La visita del vicepresidente estadounidense J. D. Vance a Israel llega en un momento de extrema fragilidad para Oriente Medio. Aunque oficialmente se presenta como un viaje diplomático para “respaldar los esfuerzos de paz” y consolidar el alto el fuego entre Israel y Hamás, la realidad sobre el terreno dista mucho de ese discurso. Las calles de Gaza siguen marcadas por la destrucción, los desplazados se cuentan por cientos de miles y el cese de hostilidades pende de un hilo.
Desde el inicio de la tregua, múltiples violaciones han sido reportadas por ambos lados. Israel mantiene operaciones “selectivas” en zonas consideradas de riesgo, mientras grupos armados palestinos han respondido con ataques aislados. En medio de este escenario, la llegada de Vance parece más un gesto simbólico que una acción efectiva para asegurar la paz.

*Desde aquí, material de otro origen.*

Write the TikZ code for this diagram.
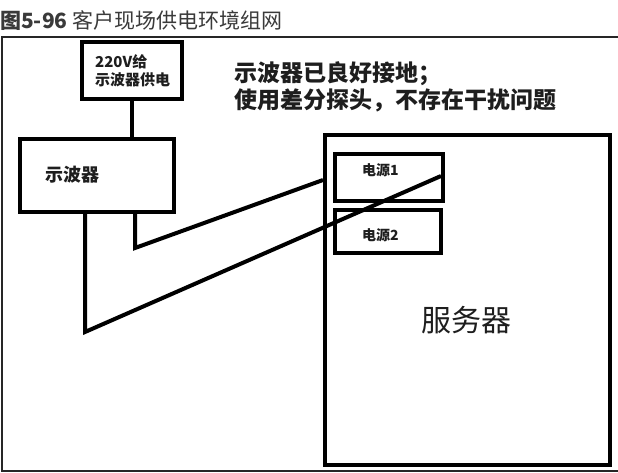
\documentclass[tikz,border=0pt]{standalone}
\usepackage{fontspec}
\newfontfamily\cjk{Noto Sans CJK SC}
\definecolor{titlegray}{HTML}{3A3A3A}
\definecolor{ink}{HTML}{1E1E1E}
\begin{document}
\begin{tikzpicture}[x=1pt,y=-1pt,
  box/.style={draw=black, line width=4pt, fill=white, inner sep=0pt, line join=miter},
  wire/.style={draw=black, line width=4pt, line join=miter},
  lbl/.style={inner sep=0pt, text=ink}]
\useasboundingbox (0,0) rectangle (618,473);
\fill[white] (0,0) rectangle (618,473);
\draw[line width=1.5pt, black!85] (619,37) -- (2,37) -- (2,471) -- (619,471);
\node[anchor=base west, inner sep=0pt, text=titlegray, font=\cjk\fontsize{21}{21}\selectfont] (title) at (0,29) {\textbf{图5-96} 客户现场供电环境组网};
% boxes
\node[box, minimum width=285pt, minimum height=330pt] (srv) at (467.5,300) {};
\node[box, minimum width=108pt, minimum height=47pt] (ps1) at (389,177.5) {};
\node[box, minimum width=106pt, minimum height=43pt] (ps2) at (388,231.5) {};
\node[box, minimum width=154pt, minimum height=73pt] (osc) at (97,175.5) {};
\node[box, minimum width=100pt, minimum height=57pt] (pwr) at (132,70.5) {};
% texts
\node[lbl, anchor=west, align=left, font=\cjk\bfseries\fontsize{15}{18}\selectfont] (pwrtxt) at (95,71) {220V给\\示波器供电};
\node[lbl, anchor=west, font=\cjk\bfseries\fontsize{18}{18}\selectfont] (osctxt) at (45,175) {示波器};
\node[lbl, anchor=west, font=\cjk\bfseries\fontsize{14}{14}\selectfont] (ps1txt) at (362,170) {电源1};
\node[lbl, anchor=west, font=\cjk\bfseries\fontsize{14}{14}\selectfont] (ps2txt) at (362,235) {电源2};
\node[lbl, font=\cjk\fontsize{30}{30}\selectfont] (srvtxt) at (466,320) {服务器};
\node[lbl, anchor=west, align=left, font=\cjk\bfseries\fontsize{23}{26.5}\selectfont] (note) at (234,87) {示波器已良好接地；\\使用差分探头，不存在干扰问题};
% connectors
\coordinate (a1) at (135,248);
\coordinate (a2) at (323,180);
\coordinate (b1) at (85,332);
\coordinate (b2) at (441,176);
\draw[wire] (pwr.south) -- (osc.north -| pwr.south);
\draw[wire] (osc.south -| a1) -- (a1) -- (a2);
\draw[wire] (osc.south -| b1) -- (b1) -- (b2);
\end{tikzpicture}
\end{document}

La administración estadounidense insiste en que su objetivo es “preservar la estabilidad regional” y garantizar el flujo de ayuda humanitaria. Sin embargo, las críticas no tardaron en surgir. Diversos analistas y organizaciones humanitarias acusan a Washington de mantener una postura ambigua: apoyar un alto el fuego con una mano y aprobar envíos de armamento con la otra. Esta doble narrativa erosiona la confianza y debilita cualquier intento real de mediación.
El alto el fuego, más que un acuerdo de paz, parece una pausa técnica entre dos crisis. La reconstrucción de Gaza avanza con lentitud, la asistencia internacional enfrenta obstáculos logísticos y políticos, y la población civil sigue pagando el precio de una guerra sin horizonte claro.
La visita de Vance, aunque diplomáticamente necesaria, carece del peso transformador que la situación exige. No basta con discursos de moderación ni con promesas de cooperación futura; se necesita una presión real sobre las partes para detener el ciclo de violencia que amenaza con reanudarse en cualquier momento.
Oriente Medio no necesita más gestos, necesita garantías. Mientras los líderes discuten en salas climatizadas, en Gaza la gente aún busca agua, refugio y esperanza. Si el alto el fuego ha de tener algún valor, debe traducirse en hechos concretos: protección civil, apertura humanitaria y un compromiso político sincero con la paz. Todo lo demás, por ahora, sigue siendo retórica diplomática.